• **WORK TO BE COMPLETED**:
Leave out the pictures and retype only the lines from the opening line to the line that holds "llama_16bit_saf = [-12, -2, -2, -1, -0.5, 35, 22]", both ends included.

• **DATA PROVIDED**:
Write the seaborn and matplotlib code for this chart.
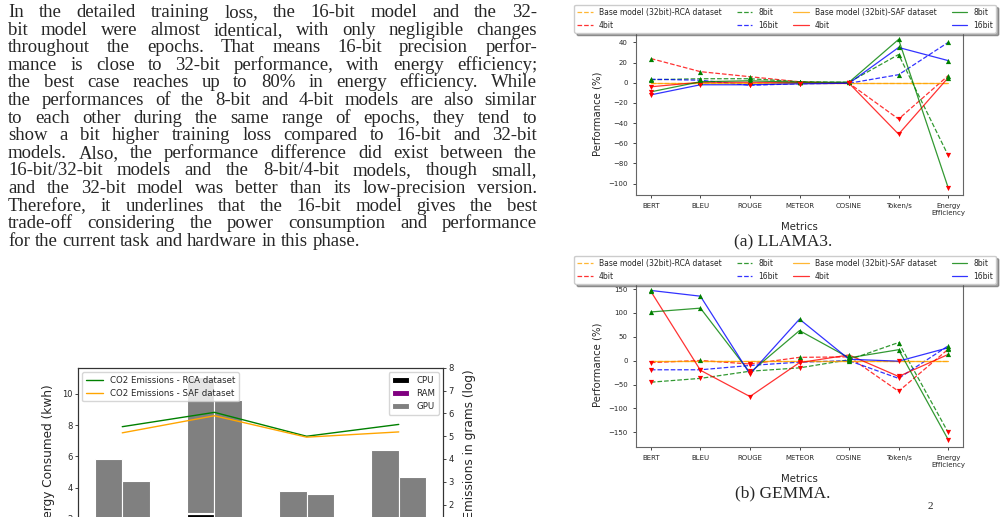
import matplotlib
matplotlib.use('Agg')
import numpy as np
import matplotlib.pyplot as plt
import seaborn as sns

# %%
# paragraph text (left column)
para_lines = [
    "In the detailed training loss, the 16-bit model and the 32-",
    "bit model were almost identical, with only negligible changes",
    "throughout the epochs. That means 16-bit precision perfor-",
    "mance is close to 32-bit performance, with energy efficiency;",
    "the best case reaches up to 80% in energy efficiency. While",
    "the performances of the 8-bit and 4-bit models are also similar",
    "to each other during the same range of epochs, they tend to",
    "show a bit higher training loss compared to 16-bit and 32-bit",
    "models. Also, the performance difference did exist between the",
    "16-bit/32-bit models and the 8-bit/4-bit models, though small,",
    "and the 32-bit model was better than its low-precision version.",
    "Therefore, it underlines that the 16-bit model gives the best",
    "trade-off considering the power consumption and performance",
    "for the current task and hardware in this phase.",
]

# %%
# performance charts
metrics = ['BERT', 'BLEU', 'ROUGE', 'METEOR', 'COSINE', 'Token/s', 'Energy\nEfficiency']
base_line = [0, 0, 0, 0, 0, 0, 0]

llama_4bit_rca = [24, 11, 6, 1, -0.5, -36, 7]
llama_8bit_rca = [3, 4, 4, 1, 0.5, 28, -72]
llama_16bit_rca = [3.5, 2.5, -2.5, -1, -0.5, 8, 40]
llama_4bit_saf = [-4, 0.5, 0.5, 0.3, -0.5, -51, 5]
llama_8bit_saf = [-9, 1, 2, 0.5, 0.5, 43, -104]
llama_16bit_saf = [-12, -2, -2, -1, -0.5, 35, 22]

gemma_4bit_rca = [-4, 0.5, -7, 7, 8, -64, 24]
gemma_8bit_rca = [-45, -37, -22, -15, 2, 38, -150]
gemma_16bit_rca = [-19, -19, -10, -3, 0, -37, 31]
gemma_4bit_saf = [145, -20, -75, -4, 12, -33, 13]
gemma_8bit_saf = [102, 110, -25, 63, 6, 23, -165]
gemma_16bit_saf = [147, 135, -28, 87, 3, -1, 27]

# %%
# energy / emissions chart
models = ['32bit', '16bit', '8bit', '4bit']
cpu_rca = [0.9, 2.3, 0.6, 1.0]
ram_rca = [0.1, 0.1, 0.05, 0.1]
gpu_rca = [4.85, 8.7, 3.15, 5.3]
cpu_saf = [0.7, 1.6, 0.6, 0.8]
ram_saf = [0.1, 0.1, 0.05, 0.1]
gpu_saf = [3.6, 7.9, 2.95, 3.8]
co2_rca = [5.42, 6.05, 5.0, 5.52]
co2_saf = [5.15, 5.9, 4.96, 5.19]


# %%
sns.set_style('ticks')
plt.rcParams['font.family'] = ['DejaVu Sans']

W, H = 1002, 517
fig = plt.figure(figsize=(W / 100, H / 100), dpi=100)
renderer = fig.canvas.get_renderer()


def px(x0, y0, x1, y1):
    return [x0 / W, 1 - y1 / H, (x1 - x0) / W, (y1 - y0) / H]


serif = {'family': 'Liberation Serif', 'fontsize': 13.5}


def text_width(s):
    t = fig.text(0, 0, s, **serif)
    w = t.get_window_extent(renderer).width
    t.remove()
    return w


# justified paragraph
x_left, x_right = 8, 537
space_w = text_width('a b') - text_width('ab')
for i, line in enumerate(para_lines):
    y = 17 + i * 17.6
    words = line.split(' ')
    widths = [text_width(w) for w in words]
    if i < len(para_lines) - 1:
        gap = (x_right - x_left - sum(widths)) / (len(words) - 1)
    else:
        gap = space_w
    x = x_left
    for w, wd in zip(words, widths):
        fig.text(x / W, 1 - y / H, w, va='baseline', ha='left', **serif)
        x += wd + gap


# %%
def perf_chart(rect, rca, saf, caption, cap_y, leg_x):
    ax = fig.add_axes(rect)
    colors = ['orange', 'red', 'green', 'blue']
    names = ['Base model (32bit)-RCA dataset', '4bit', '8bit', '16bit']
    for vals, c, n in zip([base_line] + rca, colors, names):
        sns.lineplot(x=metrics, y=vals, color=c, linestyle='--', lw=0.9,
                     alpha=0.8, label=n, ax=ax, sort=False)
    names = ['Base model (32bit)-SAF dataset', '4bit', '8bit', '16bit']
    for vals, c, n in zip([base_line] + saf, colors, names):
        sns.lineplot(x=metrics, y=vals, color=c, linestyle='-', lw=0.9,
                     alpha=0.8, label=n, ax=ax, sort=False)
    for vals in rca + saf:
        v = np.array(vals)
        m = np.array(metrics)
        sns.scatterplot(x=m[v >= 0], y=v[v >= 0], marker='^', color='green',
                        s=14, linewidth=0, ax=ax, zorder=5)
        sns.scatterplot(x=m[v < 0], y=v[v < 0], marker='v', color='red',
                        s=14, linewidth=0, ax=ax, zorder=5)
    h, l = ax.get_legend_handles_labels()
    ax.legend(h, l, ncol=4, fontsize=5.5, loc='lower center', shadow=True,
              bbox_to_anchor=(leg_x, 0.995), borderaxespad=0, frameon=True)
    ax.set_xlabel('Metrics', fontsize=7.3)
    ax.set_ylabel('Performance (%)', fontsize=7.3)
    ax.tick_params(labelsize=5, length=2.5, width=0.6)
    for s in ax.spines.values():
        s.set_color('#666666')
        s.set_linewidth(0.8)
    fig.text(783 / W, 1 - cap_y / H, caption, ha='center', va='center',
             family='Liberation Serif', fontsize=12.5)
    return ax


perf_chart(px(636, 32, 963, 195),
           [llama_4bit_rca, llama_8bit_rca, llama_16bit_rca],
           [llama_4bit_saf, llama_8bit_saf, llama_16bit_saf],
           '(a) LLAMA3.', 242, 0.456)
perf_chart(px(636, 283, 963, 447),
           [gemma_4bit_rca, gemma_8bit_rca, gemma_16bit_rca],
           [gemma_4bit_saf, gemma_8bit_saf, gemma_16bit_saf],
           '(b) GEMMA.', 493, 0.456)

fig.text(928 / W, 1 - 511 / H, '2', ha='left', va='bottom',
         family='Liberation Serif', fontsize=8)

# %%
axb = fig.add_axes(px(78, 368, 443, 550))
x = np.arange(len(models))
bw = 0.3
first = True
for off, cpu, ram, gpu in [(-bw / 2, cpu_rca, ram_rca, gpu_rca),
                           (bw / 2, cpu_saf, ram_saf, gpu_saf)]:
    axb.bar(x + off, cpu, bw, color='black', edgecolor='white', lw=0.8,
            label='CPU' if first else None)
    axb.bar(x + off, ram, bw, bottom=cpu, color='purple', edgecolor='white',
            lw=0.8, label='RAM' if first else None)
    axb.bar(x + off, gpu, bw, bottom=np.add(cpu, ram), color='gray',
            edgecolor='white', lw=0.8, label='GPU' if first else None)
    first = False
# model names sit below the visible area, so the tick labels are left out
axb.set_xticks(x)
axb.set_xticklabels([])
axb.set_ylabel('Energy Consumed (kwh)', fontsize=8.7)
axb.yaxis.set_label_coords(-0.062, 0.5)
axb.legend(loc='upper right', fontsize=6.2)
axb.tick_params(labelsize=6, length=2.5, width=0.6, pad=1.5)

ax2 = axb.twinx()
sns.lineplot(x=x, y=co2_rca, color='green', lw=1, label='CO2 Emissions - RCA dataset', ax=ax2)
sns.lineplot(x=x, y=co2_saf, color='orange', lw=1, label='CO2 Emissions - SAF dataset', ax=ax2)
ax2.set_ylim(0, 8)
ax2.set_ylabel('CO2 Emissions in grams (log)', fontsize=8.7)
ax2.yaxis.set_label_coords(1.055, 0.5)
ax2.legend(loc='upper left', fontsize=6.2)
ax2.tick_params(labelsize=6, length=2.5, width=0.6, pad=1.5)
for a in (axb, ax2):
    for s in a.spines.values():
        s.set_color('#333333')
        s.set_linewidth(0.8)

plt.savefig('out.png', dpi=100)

• **RESPONSE TO THIS TASK**:
Write the seaborn and matplotlib code for this chart.
import matplotlib
matplotlib.use('Agg')
import numpy as np
import matplotlib.pyplot as plt
import seaborn as sns

# %%
# paragraph text (left column)
para_lines = [
    "In the detailed training loss, the 16-bit model and the 32-",
    "bit model were almost identical, with only negligible changes",
    "throughout the epochs. That means 16-bit precision perfor-",
    "mance is close to 32-bit performance, with energy efficiency;",
    "the best case reaches up to 80% in energy efficiency. While",
    "the performances of the 8-bit and 4-bit models are also similar",
    "to each other during the same range of epochs, they tend to",
    "show a bit higher training loss compared to 16-bit and 32-bit",
    "models. Also, the performance difference did exist between the",
    "16-bit/32-bit models and the 8-bit/4-bit models, though small,",
    "and the 32-bit model was better than its low-precision version.",
    "Therefore, it underlines that the 16-bit model gives the best",
    "trade-off considering the power consumption and performance",
    "for the current task and hardware in this phase.",
]

# %%
# performance charts
metrics = ['BERT', 'BLEU', 'ROUGE', 'METEOR', 'COSINE', 'Token/s', 'Energy\nEfficiency']
base_line = [0, 0, 0, 0, 0, 0, 0]

llama_4bit_rca = [24, 11, 6, 1, -0.5, -36, 7]
llama_8bit_rca = [3, 4, 4, 1, 0.5, 28, -72]
llama_16bit_rca = [3.5, 2.5, -2.5, -1, -0.5, 8, 40]
llama_4bit_saf = [-4, 0.5, 0.5, 0.3, -0.5, -51, 5]
llama_8bit_saf = [-9, 1, 2, 0.5, 0.5, 43, -104]
llama_16bit_saf = [-12, -2, -2, -1, -0.5, 35, 22]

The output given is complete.